Gather each line of the entries below that includes "with".

Code that draws figures:
— Begin —

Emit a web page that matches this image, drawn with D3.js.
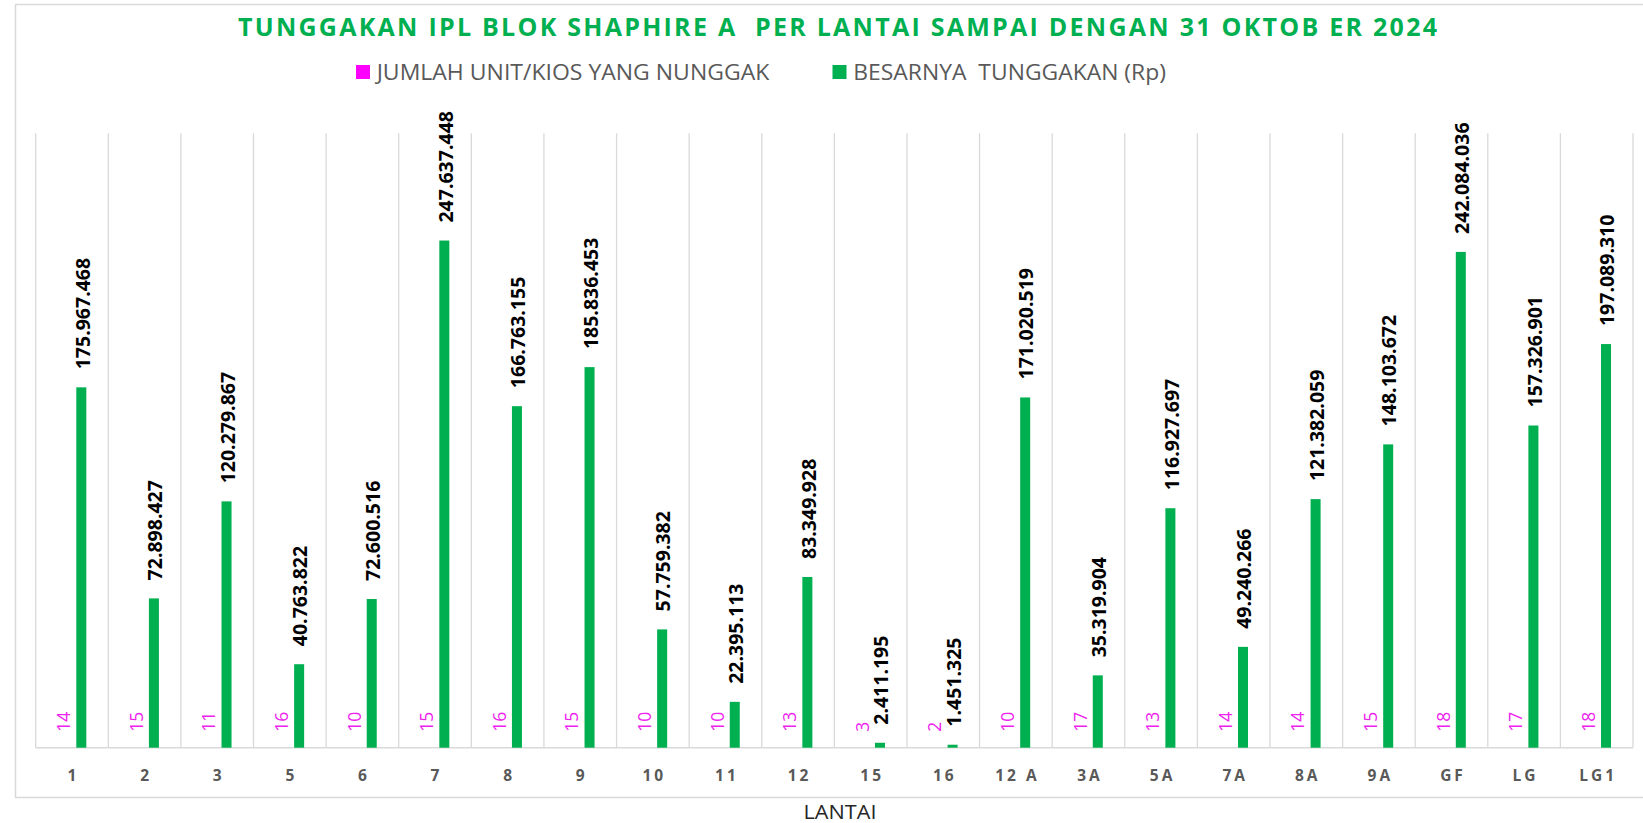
<!DOCTYPE html>
<html>
<head>
<meta charset="utf-8">
<script src="https://cdn.jsdelivr.net/npm/d3@7"></script>
<style>
  html, body { margin: 0; padding: 0; background: #ffffff; }
  svg { display: block; }
  text { white-space: pre; }
</style>
</head>
<body>
<svg id="chart" width="1643" height="823"></svg>
<script>
// ---------- DATA ----------
const chartTitle = "TUNGGAKAN IPL BLOK SHAPHIRE A  PER LANTAI SAMPAI DENGAN 31 OKTOB ER 2024";
const xAxisTitle = "LANTAI";
const categories = ["1","2","3","5","6","7","8","9","10","11","12","15","16","12 A","3A","5A","7A","8A","9A","GF","LG","LG1"];
const seriesNames = ["JUMLAH UNIT/KIOS YANG NUNGGAK", "BESARNYA  TUNGGAKAN (Rp)"];
const unitCounts = [14,15,11,16,10,15,16,15,10,10,13,3,2,10,17,13,14,14,15,18,17,18];
const arrears = [175967468,72898427,120279867,40763822,72600516,247637448,166763155,185836453,57759382,22395113,83349928,2411195,1451325,171020519,35319904,116927697,49240266,121382059,148103672,242084036,157326901,197089310];
const yDomainMax = 300000000;

// ---------- LAYOUT / STYLE ----------
const W = 1643, H = 823;
const plot = { left: 35.7, right: 1633, top: 133.3, bottom: 747.7 };
const colors = { count: "#ff00ff", amount: "#00b050" };
const grid = "#d9d9d9";

const svg = d3.select("#chart");

// outer chart border
svg.append("rect")
  .attr("x", 15.5).attr("y", 4.5)
  .attr("width", 1640).attr("height", 793)
  .attr("fill", "none").attr("stroke", grid).attr("stroke-width", 1.5);

// scales
const x0 = d3.scaleBand().domain(categories).range([plot.left, plot.right]).paddingInner(0).paddingOuter(0);
const x1 = d3.scaleBand().domain(seriesNames).range([0, x0.bandwidth()]).paddingInner(0.462).paddingOuter(1.18);
const y = d3.scaleLinear().domain([0, yDomainMax]).range([plot.bottom, plot.top]);

// vertical gridlines at category boundaries
const bounds = categories.map(c => x0(c)).concat([x0(categories[categories.length - 1]) + x0.bandwidth()]);
svg.append("g").selectAll("line").data(bounds).join("line")
  .attr("x1", d => d).attr("x2", d => d)
  .attr("y1", plot.top).attr("y2", plot.bottom)
  .attr("stroke", grid).attr("stroke-width", 1.3);

// baseline
svg.append("line")
  .attr("x1", plot.left).attr("x2", plot.right)
  .attr("y1", y(0)).attr("y2", y(0))
  .attr("stroke", grid).attr("stroke-width", 1.5);

const rows = categories.map((c, i) => ({ cat: c, count: unitCounts[i], amount: arrears[i] }));

// count bars (tiny on this scale)
svg.append("g").selectAll("rect").data(rows).join("rect")
  .attr("x", d => x0(d.cat) + x1(seriesNames[0]))
  .attr("width", x1.bandwidth())
  .attr("y", d => y(d.count))
  .attr("height", d => y(0) - y(d.count))
  .attr("fill", colors.count);

// amount bars
svg.append("g").selectAll("rect").data(rows).join("rect")
  .attr("x", d => x0(d.cat) + x1(seriesNames[1]))
  .attr("width", x1.bandwidth())
  .attr("y", d => y(d.amount))
  .attr("height", d => y(0) - y(d.amount))
  .attr("fill", colors.amount);

const fmt = v => d3.format(",")(v).replace(/,/g, ".");

// amount labels
svg.append("g").selectAll("text").data(rows).join("text")
  .attr("transform", d => {
    const cx = x0(d.cat) + x1(seriesNames[1]) + x1.bandwidth() / 2 + 0.8;
    const cy = y(d.amount) - 18;
    return `translate(${cx},${cy}) rotate(-90)`;
  })
  .attr("text-anchor", "start")
  .attr("dominant-baseline", "central")
  .attr("font-family", "'Open Sans', 'Liberation Sans', sans-serif")
  .attr("font-weight", 700)
  .attr("font-size", 19.5)
  .attr("fill", "#000000")
  .text(d => fmt(d.amount));

// count labels
svg.append("g").selectAll("text").data(rows).join("text")
  .attr("transform", d => {
    const cx = x0(d.cat) + x1(seriesNames[0]) + x1.bandwidth() / 2 + 0.5;
    const cy = y(d.count) - 16;
    return `translate(${cx},${cy}) rotate(-90)`;
  })
  .attr("text-anchor", "start")
  .attr("dominant-baseline", "central")
  .attr("font-family", "'Open Sans', 'Liberation Sans', sans-serif")
  .attr("font-weight", 400)
  .attr("font-size", 17.5)
  .attr("fill", "#ee22ee")
  .text(d => d.count);

// x axis
const xAxis = svg.append("g")
  .attr("transform", `translate(0,${plot.bottom})`)
  .call(d3.axisBottom(x0).tickSize(0).tickPadding(0));
xAxis.select(".domain").remove();
xAxis.selectAll("text")
  .attr("y", 33)
  .attr("dy", 0)
  .attr("dx", 1.5)
  .attr("font-family", "'Open Sans', 'Liberation Sans', sans-serif")
  .attr("font-weight", 700)
  .attr("font-size", 15.5)
  .attr("letter-spacing", 3)
  .attr("fill", "#595959");

// x axis title
svg.append("text")
  .attr("x", 840).attr("y", 818.5)
  .attr("text-anchor", "middle")
  .attr("font-family", "'Open Sans', 'Liberation Sans', sans-serif")
  .attr("font-size", 20)
  .attr("fill", "#262626")
  .attr("textLength", 73)
  .attr("lengthAdjust", "spacingAndGlyphs")
  .text(xAxisTitle);

// title
svg.append("text")
  .attr("x", 238).attr("y", 36)
  .attr("text-anchor", "start")
  .attr("font-family", "'Open Sans', 'Liberation Sans', sans-serif")
  .attr("font-weight", 700)
  .attr("font-size", 25)
  .attr("fill", "#00b050")
  .attr("textLength", 1199)
  .attr("lengthAdjust", "spacing")
  .text(chartTitle);

// legend
const legendItems = [
  { name: seriesNames[0], color: colors.count, sx: 356, tx: 376.7, tw: 392.6 },
  { name: seriesNames[1], color: colors.amount, sx: 832.5, tx: 853.3, tw: 312.7 }
];
const lg = svg.append("g").selectAll("g").data(legendItems).join("g");
lg.append("rect")
  .attr("x", d => d.sx).attr("y", 65)
  .attr("width", 14).attr("height", 14)
  .attr("fill", d => d.color);
lg.append("text")
  .attr("x", d => d.tx).attr("y", 80)
  .attr("font-family", "'Open Sans', 'Liberation Sans', sans-serif")
  .attr("font-size", 21)
  .attr("fill", "#595959")
  .attr("textLength", d => d.tw)
  .attr("lengthAdjust", "spacingAndGlyphs")
  .text(d => d.name);
</script>
</body>
</html>
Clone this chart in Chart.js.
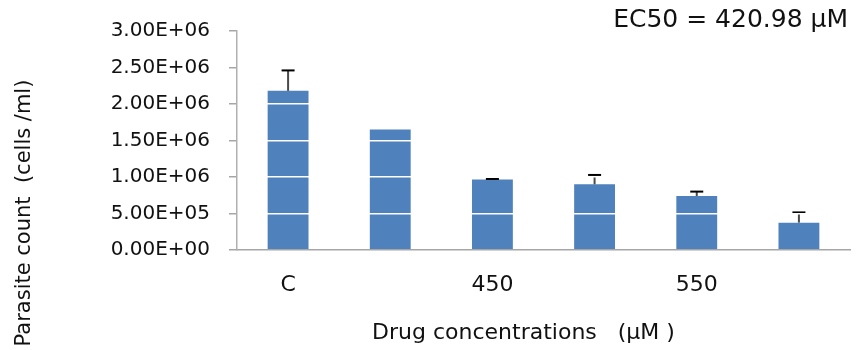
<!DOCTYPE html>
<html>
<head>
<meta charset="utf-8">
<script src="https://cdn.jsdelivr.net/npm/chart.js@4.4.1/dist/chart.umd.min.js"></script>
<style>
  html, body { margin: 0; padding: 0; background: #fff; }
  #wrap { width: 856px; height: 350px; position: relative; }
</style>
</head>
<body>
<div id="wrap"><canvas id="parasiteChart"></canvas></div>
<script>
// --- Data ---
const concLabels = ["C", "", "450", "", "550", ""];
const meanCount  = [2180000, 1650000, 965000, 900000, 740000, 375000];
const errUpper   = [280000, 0, 8000, 128000, 60000, 140000];
const yTicks     = [0, 500000, 1000000, 1500000, 2000000, 2500000, 3000000];

const annotationText = "EC50 = 420.98 \u00b5M";
const xTitle = "Drug concentrations   (\u00b5M )";
const yTitle = "Parasite count  (cells /ml)";

const FONT = "'DejaVu Sans', sans-serif";

// 3.00E+06 style labels
function sci(v) {
  const [m, e] = v.toExponential(2).toUpperCase().split("E");
  const sign = e[0] === "-" ? "-" : "+";
  const digits = e.replace(/[+-]/, "").padStart(2, "0");
  return m + "E" + sign + digits;
}

// --- error bars (upper only) ---
const errorBars = {
  id: "errorBars",
  afterDatasetsDraw(chart) {
    const ctx = chart.ctx;
    const meta = chart.getDatasetMeta(0);
    const y = chart.scales.y;
    ctx.save();
    meta.data.forEach((bar, i) => {
      if (!errUpper[i]) return;
      const top = y.getPixelForValue(meanCount[i] + errUpper[i]);
      const base = y.getPixelForValue(meanCount[i]);
      ctx.strokeStyle = "#4a4a4a";
      ctx.lineWidth = 2;
      ctx.beginPath();
      ctx.moveTo(bar.x, base);
      ctx.lineTo(bar.x, top);
      ctx.stroke();
      ctx.strokeStyle = "#000";
      ctx.beginPath();
      ctx.moveTo(bar.x - 6.5, top);
      ctx.lineTo(bar.x + 6.5, top);
      ctx.stroke();
    });
    ctx.restore();
  }
};

// --- titles and the EC50 note ---
const labelsLayer = {
  id: "labelsLayer",
  afterDraw(chart) {
    const ctx = chart.ctx;
    const a = chart.chartArea;
    ctx.save();
    ctx.fillStyle = "#111";

    ctx.font = "25px " + FONT;
    ctx.textAlign = "right";
    ctx.textBaseline = "alphabetic";
    ctx.fillText(annotationText, chart.width - 8, 27);

    ctx.font = "22px " + FONT;
    ctx.textAlign = "center";
    ctx.textBaseline = "middle";
    ctx.fillText(xTitle, (a.left + a.right) / 2 - 20, 333);

    ctx.font = "21px " + FONT;
    ctx.translate(25, a.bottom - 37);
    ctx.rotate(-Math.PI / 2);
    ctx.fillText(yTitle, 0, 0);
    ctx.restore();
  }
};

new Chart(document.getElementById("parasiteChart"), {
  type: "bar",
  data: {
    labels: concLabels,
    datasets: [{
      data: meanCount,
      backgroundColor: "#4f81bd",
      borderWidth: 0,
      barPercentage: 0.4,
      categoryPercentage: 1.0
    }]
  },
  options: {
    responsive: true,
    maintainAspectRatio: false,
    animation: false,
    layout: { padding: { left: 0, right: 6, top: 23, bottom: 0 } },
    plugins: { legend: { display: false }, tooltip: { enabled: false } },
    scales: {
      x: {
        afterFit: (s) => { s.height = 100; },
        grid: { display: false, drawTicks: false },
        border: { display: true, color: "#a6a6a6", width: 1.5, z: 2 },
        ticks: {
          color: "#111",
          font: { family: FONT, size: 22 },
          padding: 22,
          autoSkip: false,
          maxRotation: 0
        }
      },
      y: {
        min: 0,
        max: 3000000,
        afterFit: (s) => { s.width = 237; },
        afterBuildTicks: (s) => { s.ticks = yTicks.map(v => ({ value: v })); },
        grid: {
          z: 1,
          color: (c) => (c.tick && c.tick.value === 0 ? "rgba(0,0,0,0)" : "#ffffff"),
          lineWidth: 1.5,
          tickColor: "#a6a6a6",
          tickLength: 8
        },
        border: { display: true, color: "#b0b0b0", width: 1.5, z: 2 },
        ticks: {
          color: "#111",
          font: { family: FONT, size: 20 },
          padding: 19,
          callback: (v) => sci(v)
        }
      }
    }
  },
  plugins: [errorBars, labelsLayer]
});
</script>
</body>
</html>
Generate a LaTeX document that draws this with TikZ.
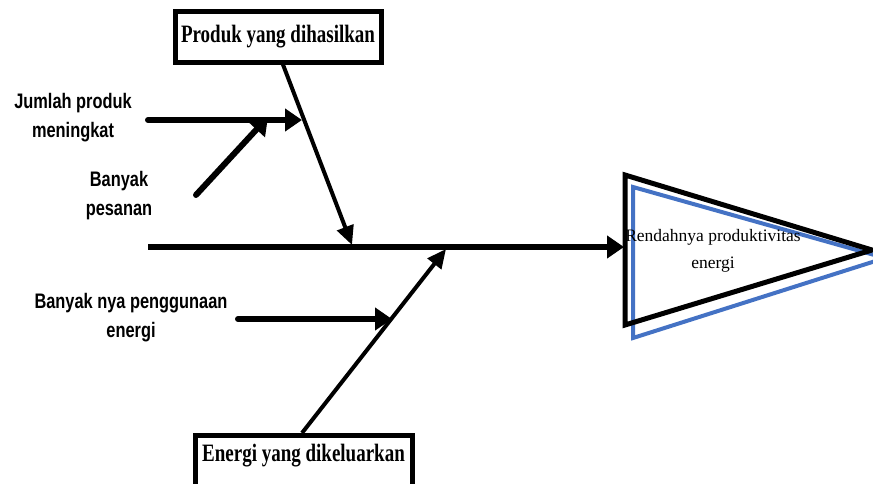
\documentclass[tikz,border=0pt]{standalone}
\usepackage{fontspec}
\setmainfont{Liberation Serif}
\newfontfamily\labfont[FakeStretch=0.78]{Liberation Sans}
\newfontfamily\boxfont[FakeStretch=0.76]{Liberation Serif}
\usetikzlibrary{arrows.meta}
\definecolor{tblue}{RGB}{68,114,196}
\begin{document}
\begin{tikzpicture}[x=1pt,y=-1pt,
  arr/.style={line width=6pt, line cap=round, -{Triangle[length=17pt,width=22pt]}},
  bone/.style={line width=4pt, -{Triangle[length=19pt,width=17pt]}},
  lab/.style={font=\labfont\bfseries\fontsize{21}{29}\selectfont, align=center, inner sep=0pt},
  catbox/.style={draw, line width=5pt, font=\boxfont\bfseries\fontsize{25}{30}\selectfont, inner sep=0pt, fill=white}]
\useasboundingbox (0,0) rectangle (873,484);
% effect triangle
\draw[tblue, line width=4pt] (633,187) -- (885,258) -- (633,338) -- cycle;
\draw[black, line width=5pt] (625,175) -- (872,250) -- (625,325) -- cycle;
\node[font=\fontsize{17.5}{27}\selectfont, align=center, inner sep=0pt] (eff) at (713,251) {Rendahnya produktivitas\\energi};
% category boxes
\node[catbox, minimum width=206pt, minimum height=51pt] (produk) at (278,37) {Produk yang dihasilkan};
\node[catbox, minimum width=217pt, minimum height=58pt, anchor=north] (energi) at (303.5,433) {};
\node[font=\boxfont\bfseries\fontsize{25}{30}\selectfont, inner sep=0pt] (energit) at (303.5,456) {Energi yang dikeluarkan};
% labels
\node[lab] (jumlah) at (73,118) {Jumlah produk\\meningkat};
\node[lab] (pesanan) at (119,196) {Banyak\\pesanan};
\node[lab] (guna) at (131,318) {Banyak nya penggunaan\\energi};
% coordinates
\coordinate (tail) at (148,247);
\coordinate (head) at (624,247);
\coordinate (pt) at (282,62);
\coordinate (pj) at (352,245);
\coordinate (et) at (302,433);
\coordinate (ej) at (446,249);
\coordinate (j0) at (148,120);
\coordinate (j1) at (302,120);
\coordinate (p0) at (196,195);
\coordinate (p1) at (268,117);
\coordinate (g0) at (238,319);
\coordinate (g1) at (392,319);
% spine and bones
\draw[arr, line cap=butt] (tail) -- (head);
\draw[bone] (pt) -- (pj);
\draw[bone] (et) -- (ej);
\draw[arr] (j0) -- (j1);
\draw[arr] (p0) -- (p1);
\draw[arr] (g0) -- (g1);
\end{tikzpicture}
\end{document}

— End —

| SOLUTION TO THE EXERCISE |
Emit a web page that matches this image, drawn with D3.js.
Generate a LaTeX document that draws this with TikZ.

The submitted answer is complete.